Short task -> Your task is to print exactly the lines from the line that contains "Convert this chart to matplotlib code." through the line that contains "right=0.962, top=0.977, bottom=0.168)", with pictures left out.

(Data entries)

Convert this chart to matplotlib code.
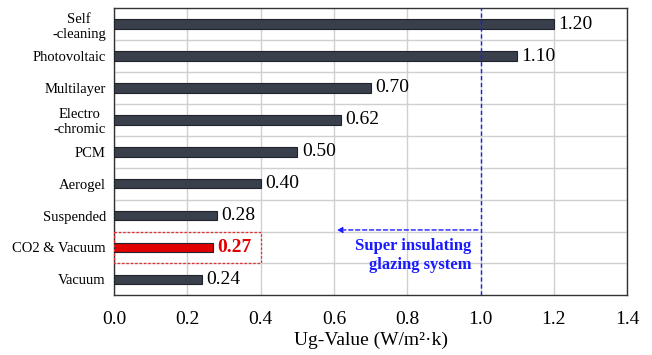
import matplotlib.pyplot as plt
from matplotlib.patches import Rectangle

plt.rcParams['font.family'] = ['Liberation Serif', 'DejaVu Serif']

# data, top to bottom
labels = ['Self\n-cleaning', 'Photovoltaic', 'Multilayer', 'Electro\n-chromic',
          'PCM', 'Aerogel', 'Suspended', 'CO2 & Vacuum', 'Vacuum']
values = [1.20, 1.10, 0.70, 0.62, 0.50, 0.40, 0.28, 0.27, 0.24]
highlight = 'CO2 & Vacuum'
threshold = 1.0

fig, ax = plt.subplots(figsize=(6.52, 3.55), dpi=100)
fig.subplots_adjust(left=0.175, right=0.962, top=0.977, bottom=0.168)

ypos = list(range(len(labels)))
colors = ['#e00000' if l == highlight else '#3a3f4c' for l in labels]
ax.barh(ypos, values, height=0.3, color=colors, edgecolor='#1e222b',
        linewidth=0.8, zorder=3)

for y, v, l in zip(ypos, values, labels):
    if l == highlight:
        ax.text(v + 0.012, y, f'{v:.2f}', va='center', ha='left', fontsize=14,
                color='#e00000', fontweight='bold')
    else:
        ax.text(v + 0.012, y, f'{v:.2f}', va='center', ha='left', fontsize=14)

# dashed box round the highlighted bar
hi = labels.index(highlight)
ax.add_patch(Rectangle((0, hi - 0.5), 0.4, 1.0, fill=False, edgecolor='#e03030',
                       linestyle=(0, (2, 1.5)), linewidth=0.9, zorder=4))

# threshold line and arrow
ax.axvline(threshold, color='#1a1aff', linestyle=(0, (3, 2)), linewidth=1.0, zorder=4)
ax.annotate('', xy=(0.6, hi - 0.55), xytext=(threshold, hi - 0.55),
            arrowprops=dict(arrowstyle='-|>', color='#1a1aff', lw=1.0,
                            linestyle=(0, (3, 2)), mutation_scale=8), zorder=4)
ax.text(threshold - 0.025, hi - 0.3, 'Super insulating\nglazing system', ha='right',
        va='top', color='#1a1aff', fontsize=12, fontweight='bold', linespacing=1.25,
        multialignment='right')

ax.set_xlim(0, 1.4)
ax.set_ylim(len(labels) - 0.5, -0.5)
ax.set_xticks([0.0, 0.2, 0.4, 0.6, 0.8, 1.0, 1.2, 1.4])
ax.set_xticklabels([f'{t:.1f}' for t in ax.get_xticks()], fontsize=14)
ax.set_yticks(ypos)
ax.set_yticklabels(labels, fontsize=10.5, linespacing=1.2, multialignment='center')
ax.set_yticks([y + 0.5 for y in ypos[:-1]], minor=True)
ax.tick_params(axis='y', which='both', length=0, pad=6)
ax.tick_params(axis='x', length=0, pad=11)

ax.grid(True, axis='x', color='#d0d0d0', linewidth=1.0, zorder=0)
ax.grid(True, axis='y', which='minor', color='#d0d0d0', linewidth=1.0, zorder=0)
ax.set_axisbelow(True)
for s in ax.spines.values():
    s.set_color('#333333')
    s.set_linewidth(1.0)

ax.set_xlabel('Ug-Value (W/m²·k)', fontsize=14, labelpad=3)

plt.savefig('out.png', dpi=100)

---

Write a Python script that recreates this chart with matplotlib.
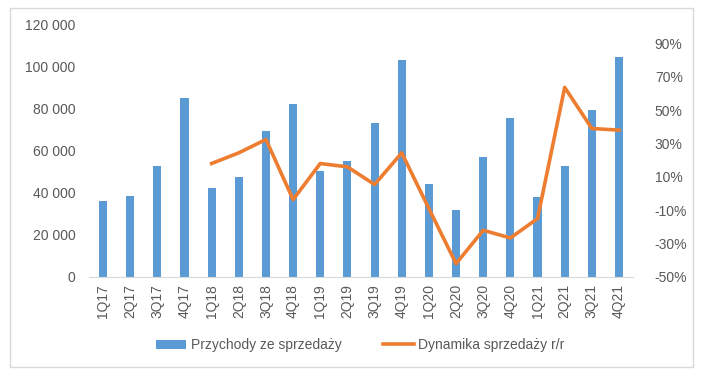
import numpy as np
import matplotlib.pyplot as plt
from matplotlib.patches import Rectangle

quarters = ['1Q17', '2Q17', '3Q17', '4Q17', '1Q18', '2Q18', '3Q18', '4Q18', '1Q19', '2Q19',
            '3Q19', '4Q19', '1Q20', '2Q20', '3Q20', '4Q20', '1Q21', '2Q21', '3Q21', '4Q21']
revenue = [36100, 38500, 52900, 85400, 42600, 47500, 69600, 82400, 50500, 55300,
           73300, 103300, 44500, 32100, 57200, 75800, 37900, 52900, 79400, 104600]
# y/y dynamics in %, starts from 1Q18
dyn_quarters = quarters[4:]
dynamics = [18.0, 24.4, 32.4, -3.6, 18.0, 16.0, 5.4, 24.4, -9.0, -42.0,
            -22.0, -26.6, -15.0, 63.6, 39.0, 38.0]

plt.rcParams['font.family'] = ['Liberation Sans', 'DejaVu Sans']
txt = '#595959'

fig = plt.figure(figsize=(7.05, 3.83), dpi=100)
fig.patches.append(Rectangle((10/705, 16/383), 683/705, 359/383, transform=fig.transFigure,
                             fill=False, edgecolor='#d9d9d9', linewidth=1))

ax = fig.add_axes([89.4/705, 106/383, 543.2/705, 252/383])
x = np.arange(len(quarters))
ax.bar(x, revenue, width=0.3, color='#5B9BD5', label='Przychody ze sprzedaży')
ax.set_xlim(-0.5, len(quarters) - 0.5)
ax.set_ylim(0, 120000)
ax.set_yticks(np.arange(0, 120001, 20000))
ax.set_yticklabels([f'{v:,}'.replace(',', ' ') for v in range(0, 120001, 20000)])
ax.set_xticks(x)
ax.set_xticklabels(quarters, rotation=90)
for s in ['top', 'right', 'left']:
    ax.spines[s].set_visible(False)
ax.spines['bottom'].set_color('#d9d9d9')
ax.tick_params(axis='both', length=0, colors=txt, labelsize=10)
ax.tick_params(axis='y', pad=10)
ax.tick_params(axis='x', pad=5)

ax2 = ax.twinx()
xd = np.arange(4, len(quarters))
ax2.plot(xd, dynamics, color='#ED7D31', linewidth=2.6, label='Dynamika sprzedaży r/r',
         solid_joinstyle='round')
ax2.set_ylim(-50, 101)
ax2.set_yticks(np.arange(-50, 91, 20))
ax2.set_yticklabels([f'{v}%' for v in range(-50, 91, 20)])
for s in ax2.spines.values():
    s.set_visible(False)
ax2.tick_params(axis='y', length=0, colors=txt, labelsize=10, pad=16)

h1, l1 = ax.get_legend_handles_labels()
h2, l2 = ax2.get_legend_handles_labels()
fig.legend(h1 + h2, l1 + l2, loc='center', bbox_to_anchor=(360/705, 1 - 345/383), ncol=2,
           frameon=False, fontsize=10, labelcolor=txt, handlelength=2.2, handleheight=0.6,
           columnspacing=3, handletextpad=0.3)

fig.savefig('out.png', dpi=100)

Correct result ->
Convert this chart to matplotlib code.
import matplotlib.pyplot as plt
from matplotlib.patches import Rectangle

plt.rcParams['font.family'] = ['Liberation Serif', 'DejaVu Serif']

# data, top to bottom
labels = ['Self\n-cleaning', 'Photovoltaic', 'Multilayer', 'Electro\n-chromic',
          'PCM', 'Aerogel', 'Suspended', 'CO2 & Vacuum', 'Vacuum']
values = [1.20, 1.10, 0.70, 0.62, 0.50, 0.40, 0.28, 0.27, 0.24]
highlight = 'CO2 & Vacuum'
threshold = 1.0

fig, ax = plt.subplots(figsize=(6.52, 3.55), dpi=100)
fig.subplots_adjust(left=0.175, right=0.962, top=0.977, bottom=0.168)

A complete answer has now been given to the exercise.